- **Directions for this task**: Leave out the images and repeat the listing below without a single change.

*** Source excerpt

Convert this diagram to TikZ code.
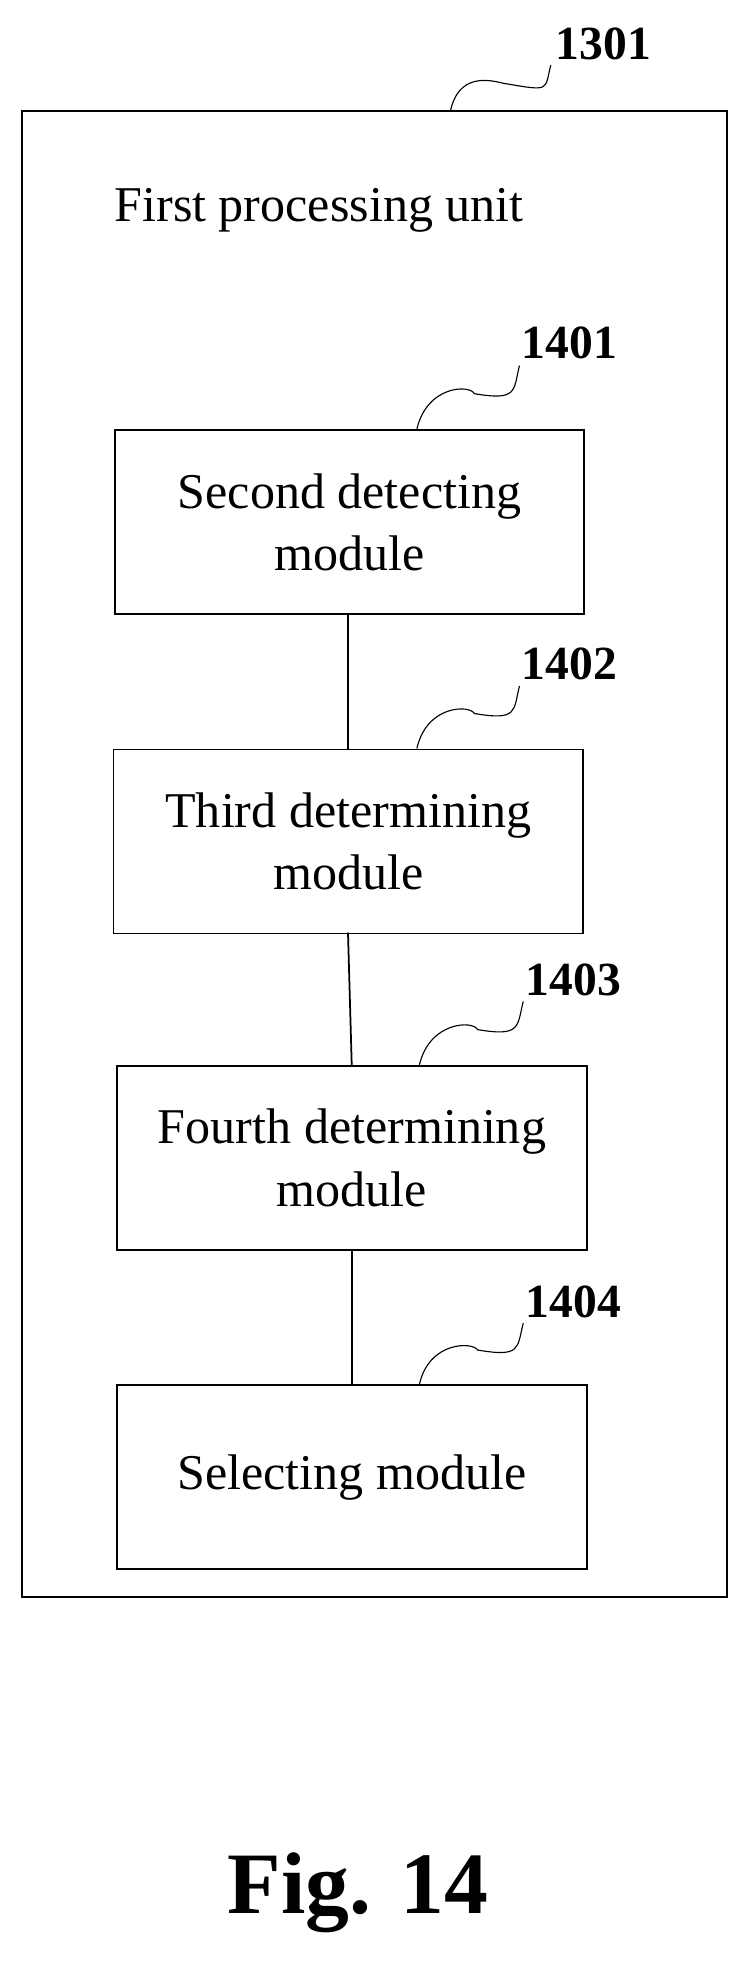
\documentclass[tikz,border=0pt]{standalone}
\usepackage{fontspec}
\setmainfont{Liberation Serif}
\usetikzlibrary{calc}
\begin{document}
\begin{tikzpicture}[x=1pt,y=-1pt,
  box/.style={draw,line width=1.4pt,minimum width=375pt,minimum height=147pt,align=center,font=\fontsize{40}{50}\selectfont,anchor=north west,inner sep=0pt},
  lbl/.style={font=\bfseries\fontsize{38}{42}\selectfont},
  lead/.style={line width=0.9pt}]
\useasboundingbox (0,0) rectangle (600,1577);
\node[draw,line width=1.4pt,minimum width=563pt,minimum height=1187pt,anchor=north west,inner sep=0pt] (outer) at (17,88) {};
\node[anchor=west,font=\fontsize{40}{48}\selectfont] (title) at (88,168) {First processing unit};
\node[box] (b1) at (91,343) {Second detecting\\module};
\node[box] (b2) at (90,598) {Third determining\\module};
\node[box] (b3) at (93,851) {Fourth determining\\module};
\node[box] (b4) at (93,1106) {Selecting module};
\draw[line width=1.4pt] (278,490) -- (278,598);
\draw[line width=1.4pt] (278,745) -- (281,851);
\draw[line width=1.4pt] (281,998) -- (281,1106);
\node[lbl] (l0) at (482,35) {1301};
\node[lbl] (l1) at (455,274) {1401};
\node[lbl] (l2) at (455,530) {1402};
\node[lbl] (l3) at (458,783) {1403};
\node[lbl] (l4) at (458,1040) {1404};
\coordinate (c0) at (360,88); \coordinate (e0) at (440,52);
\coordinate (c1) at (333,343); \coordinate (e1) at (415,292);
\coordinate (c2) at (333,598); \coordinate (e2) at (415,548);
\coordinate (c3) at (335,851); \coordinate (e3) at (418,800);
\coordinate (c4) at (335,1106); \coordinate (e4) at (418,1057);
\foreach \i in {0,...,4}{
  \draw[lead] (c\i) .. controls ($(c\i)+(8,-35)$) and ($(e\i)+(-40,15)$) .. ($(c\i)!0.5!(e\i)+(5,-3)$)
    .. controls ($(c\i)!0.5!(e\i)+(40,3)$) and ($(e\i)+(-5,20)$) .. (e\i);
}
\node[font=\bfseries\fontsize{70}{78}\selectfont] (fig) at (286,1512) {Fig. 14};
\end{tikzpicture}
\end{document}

******

- **Output below**:
Convert this diagram to TikZ code.
\documentclass[tikz,border=0pt]{standalone}
\usepackage{fontspec}
\setmainfont{Liberation Serif}
\usetikzlibrary{calc}
\begin{document}
\begin{tikzpicture}[x=1pt,y=-1pt,
  box/.style={draw,line width=1.4pt,minimum width=375pt,minimum height=147pt,align=center,font=\fontsize{40}{50}\selectfont,anchor=north west,inner sep=0pt},
  lbl/.style={font=\bfseries\fontsize{38}{42}\selectfont},
  lead/.style={line width=0.9pt}]
\useasboundingbox (0,0) rectangle (600,1577);
\node[draw,line width=1.4pt,minimum width=563pt,minimum height=1187pt,anchor=north west,inner sep=0pt] (outer) at (17,88) {};
\node[anchor=west,font=\fontsize{40}{48}\selectfont] (title) at (88,168) {First processing unit};
\node[box] (b1) at (91,343) {Second detecting\\module};
\node[box] (b2) at (90,598) {Third determining\\module};
\node[box] (b3) at (93,851) {Fourth determining\\module};
\node[box] (b4) at (93,1106) {Selecting module};
\draw[line width=1.4pt] (278,490) -- (278,598);
\draw[line width=1.4pt] (278,745) -- (281,851);
\draw[line width=1.4pt] (281,998) -- (281,1106);
\node[lbl] (l0) at (482,35) {1301};
\node[lbl] (l1) at (455,274) {1401};
\node[lbl] (l2) at (455,530) {1402};
\node[lbl] (l3) at (458,783) {1403};
\node[lbl] (l4) at (458,1040) {1404};
\coordinate (c0) at (360,88); \coordinate (e0) at (440,52);
\coordinate (c1) at (333,343); \coordinate (e1) at (415,292);
\coordinate (c2) at (333,598); \coordinate (e2) at (415,548);
\coordinate (c3) at (335,851); \coordinate (e3) at (418,800);
\coordinate (c4) at (335,1106); \coordinate (e4) at (418,1057);
\foreach \i in {0,...,4}{
  \draw[lead] (c\i) .. controls ($(c\i)+(8,-35)$) and ($(e\i)+(-40,15)$) .. ($(c\i)!0.5!(e\i)+(5,-3)$)
    .. controls ($(c\i)!0.5!(e\i)+(40,3)$) and ($(e\i)+(-5,20)$) .. (e\i);
}
\node[font=\bfseries\fontsize{70}{78}\selectfont] (fig) at (286,1512) {Fig. 14};
\end{tikzpicture}
\end{document}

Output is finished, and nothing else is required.